* YOUR OBJECTIVE:
Go through each line of the records below and count those with the word "this"; give only the total.

-- Begin DATASET RECORDS --

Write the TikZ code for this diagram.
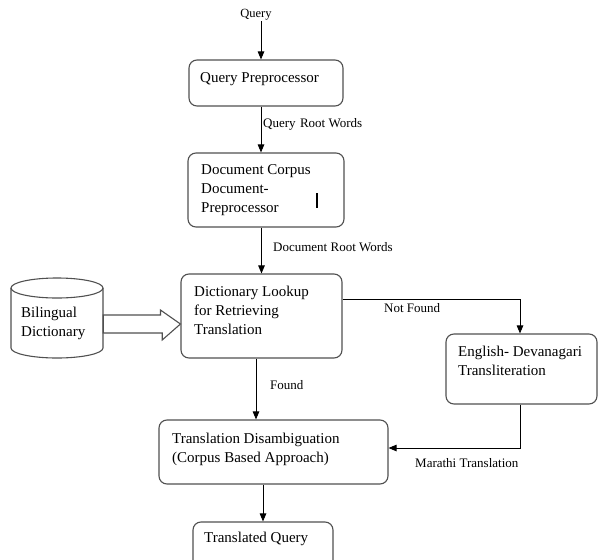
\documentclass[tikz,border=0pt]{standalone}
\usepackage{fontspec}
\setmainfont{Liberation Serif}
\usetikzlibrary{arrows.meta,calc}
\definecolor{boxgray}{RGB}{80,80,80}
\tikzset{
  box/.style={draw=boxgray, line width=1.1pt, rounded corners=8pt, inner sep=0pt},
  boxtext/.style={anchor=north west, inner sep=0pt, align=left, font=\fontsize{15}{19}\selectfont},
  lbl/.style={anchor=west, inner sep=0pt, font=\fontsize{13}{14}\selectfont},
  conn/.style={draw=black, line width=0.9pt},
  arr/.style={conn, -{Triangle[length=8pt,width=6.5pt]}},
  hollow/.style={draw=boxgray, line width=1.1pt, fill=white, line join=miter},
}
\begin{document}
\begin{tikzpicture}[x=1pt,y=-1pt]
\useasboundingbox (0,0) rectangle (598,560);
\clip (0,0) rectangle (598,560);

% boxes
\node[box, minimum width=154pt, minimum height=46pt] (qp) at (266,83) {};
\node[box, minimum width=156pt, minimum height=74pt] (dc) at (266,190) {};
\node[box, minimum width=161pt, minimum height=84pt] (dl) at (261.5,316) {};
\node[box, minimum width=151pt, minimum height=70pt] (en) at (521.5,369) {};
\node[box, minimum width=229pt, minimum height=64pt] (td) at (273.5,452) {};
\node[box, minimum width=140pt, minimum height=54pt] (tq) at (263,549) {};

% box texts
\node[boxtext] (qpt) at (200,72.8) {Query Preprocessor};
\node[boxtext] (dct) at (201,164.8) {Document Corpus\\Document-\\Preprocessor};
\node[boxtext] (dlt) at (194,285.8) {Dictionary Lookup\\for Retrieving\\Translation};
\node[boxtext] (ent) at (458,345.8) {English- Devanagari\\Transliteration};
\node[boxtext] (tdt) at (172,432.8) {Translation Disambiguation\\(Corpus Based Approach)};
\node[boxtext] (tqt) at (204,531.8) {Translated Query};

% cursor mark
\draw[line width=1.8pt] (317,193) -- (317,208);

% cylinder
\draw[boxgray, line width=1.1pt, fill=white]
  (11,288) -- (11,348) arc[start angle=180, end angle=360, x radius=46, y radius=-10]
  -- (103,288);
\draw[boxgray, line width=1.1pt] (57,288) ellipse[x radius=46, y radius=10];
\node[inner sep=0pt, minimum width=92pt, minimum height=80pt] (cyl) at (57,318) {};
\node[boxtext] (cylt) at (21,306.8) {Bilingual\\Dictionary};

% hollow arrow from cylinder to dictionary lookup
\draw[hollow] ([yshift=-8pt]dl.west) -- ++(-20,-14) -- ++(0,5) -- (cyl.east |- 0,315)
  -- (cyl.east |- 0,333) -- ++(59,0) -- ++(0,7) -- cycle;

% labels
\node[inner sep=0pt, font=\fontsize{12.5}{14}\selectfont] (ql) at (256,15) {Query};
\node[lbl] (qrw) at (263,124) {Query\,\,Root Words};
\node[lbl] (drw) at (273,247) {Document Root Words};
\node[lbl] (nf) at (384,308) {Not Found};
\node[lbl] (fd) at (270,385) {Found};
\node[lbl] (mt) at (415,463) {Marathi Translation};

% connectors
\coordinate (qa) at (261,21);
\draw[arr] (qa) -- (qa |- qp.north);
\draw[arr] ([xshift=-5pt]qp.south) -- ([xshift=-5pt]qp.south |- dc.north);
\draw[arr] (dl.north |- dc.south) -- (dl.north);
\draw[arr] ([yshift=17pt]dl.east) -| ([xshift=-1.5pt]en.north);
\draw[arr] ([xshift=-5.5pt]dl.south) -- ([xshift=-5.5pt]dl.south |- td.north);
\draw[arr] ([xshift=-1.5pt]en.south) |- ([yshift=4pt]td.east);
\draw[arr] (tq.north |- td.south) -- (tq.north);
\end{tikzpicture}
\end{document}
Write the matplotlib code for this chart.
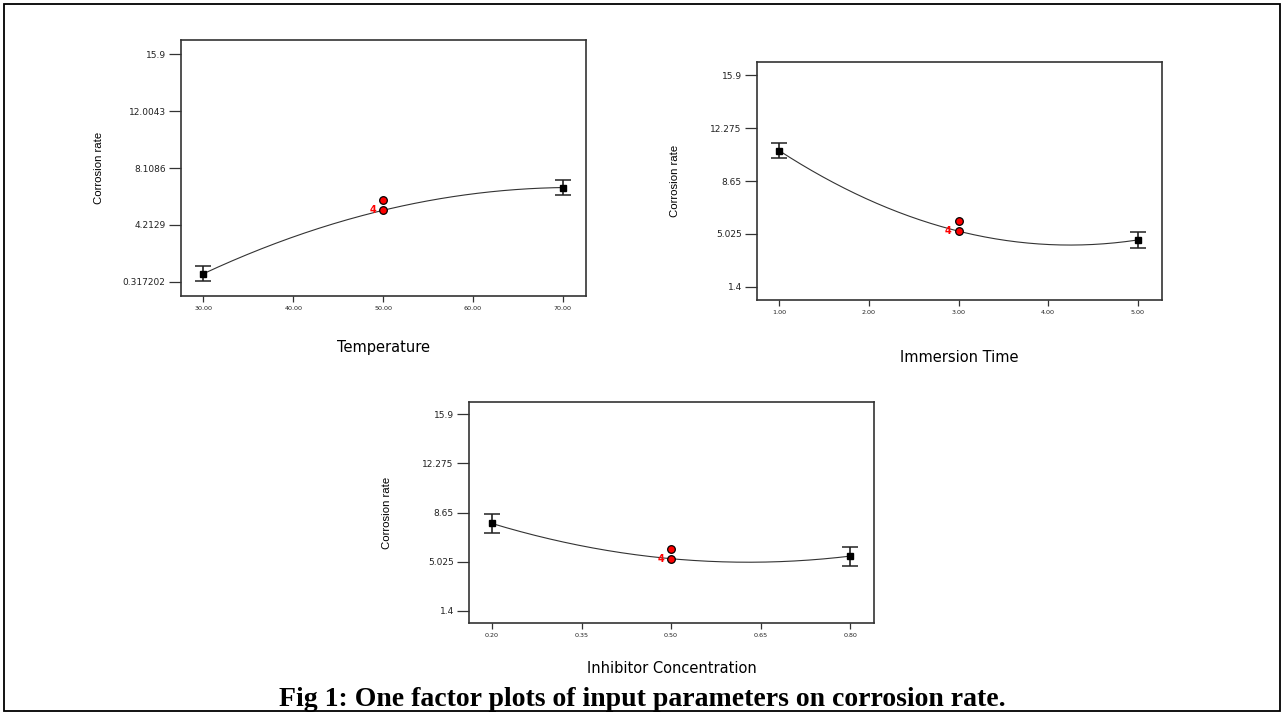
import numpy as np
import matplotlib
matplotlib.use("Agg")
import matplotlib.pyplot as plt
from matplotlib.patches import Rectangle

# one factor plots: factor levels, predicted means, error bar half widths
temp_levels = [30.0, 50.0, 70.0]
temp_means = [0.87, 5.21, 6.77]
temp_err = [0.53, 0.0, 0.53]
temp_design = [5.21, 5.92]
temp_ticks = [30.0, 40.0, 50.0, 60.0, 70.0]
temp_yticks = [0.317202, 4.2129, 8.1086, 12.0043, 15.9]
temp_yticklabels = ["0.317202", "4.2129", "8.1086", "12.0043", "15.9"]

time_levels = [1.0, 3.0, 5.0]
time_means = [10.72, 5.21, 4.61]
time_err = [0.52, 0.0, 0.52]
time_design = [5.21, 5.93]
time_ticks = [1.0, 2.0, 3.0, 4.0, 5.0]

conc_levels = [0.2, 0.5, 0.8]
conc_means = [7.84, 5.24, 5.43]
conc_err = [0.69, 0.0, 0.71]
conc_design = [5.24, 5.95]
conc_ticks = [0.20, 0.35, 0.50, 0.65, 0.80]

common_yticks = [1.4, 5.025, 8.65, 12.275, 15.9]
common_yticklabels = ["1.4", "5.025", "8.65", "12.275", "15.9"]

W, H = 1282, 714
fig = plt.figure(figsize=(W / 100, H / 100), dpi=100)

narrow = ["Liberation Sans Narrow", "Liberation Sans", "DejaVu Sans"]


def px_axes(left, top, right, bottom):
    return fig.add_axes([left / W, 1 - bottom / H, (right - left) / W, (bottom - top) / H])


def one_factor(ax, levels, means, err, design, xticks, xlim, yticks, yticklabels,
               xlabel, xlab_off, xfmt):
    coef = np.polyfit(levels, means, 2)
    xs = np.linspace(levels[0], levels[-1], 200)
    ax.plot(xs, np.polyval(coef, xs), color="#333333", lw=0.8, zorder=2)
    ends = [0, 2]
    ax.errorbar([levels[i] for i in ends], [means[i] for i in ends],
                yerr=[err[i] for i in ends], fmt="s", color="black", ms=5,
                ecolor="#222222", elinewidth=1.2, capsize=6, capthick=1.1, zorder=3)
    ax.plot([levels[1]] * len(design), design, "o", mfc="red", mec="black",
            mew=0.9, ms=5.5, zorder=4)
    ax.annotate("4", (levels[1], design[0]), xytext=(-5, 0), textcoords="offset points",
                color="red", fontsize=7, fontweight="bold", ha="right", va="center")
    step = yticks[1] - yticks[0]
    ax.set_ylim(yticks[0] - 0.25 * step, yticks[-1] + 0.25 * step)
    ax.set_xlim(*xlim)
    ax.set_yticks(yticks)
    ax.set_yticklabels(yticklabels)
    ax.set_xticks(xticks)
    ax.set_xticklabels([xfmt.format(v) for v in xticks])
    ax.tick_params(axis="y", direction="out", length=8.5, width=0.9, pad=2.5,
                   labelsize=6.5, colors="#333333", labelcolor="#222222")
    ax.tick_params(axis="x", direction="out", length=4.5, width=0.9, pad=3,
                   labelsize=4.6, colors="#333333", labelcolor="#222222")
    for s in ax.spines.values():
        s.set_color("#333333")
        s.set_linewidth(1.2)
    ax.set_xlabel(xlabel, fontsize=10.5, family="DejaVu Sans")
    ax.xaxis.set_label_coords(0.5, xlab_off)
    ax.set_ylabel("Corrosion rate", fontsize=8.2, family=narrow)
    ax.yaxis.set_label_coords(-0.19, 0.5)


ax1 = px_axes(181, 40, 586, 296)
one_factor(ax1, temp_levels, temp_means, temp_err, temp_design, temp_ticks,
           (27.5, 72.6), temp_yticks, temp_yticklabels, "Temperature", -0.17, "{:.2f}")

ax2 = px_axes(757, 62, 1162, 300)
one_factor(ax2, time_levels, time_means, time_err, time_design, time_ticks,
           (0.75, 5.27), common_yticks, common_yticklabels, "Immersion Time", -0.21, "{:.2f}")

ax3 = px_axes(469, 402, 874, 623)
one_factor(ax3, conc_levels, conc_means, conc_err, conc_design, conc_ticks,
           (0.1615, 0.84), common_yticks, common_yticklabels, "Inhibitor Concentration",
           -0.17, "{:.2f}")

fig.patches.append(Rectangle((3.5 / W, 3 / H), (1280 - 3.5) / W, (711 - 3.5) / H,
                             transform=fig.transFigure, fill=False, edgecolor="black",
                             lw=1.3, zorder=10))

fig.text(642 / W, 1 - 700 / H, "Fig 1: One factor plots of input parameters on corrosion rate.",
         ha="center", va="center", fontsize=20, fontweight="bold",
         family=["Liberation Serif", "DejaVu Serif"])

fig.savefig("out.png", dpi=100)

-- End DATASET RECORDS --

* WRITTEN SOLUTION:
2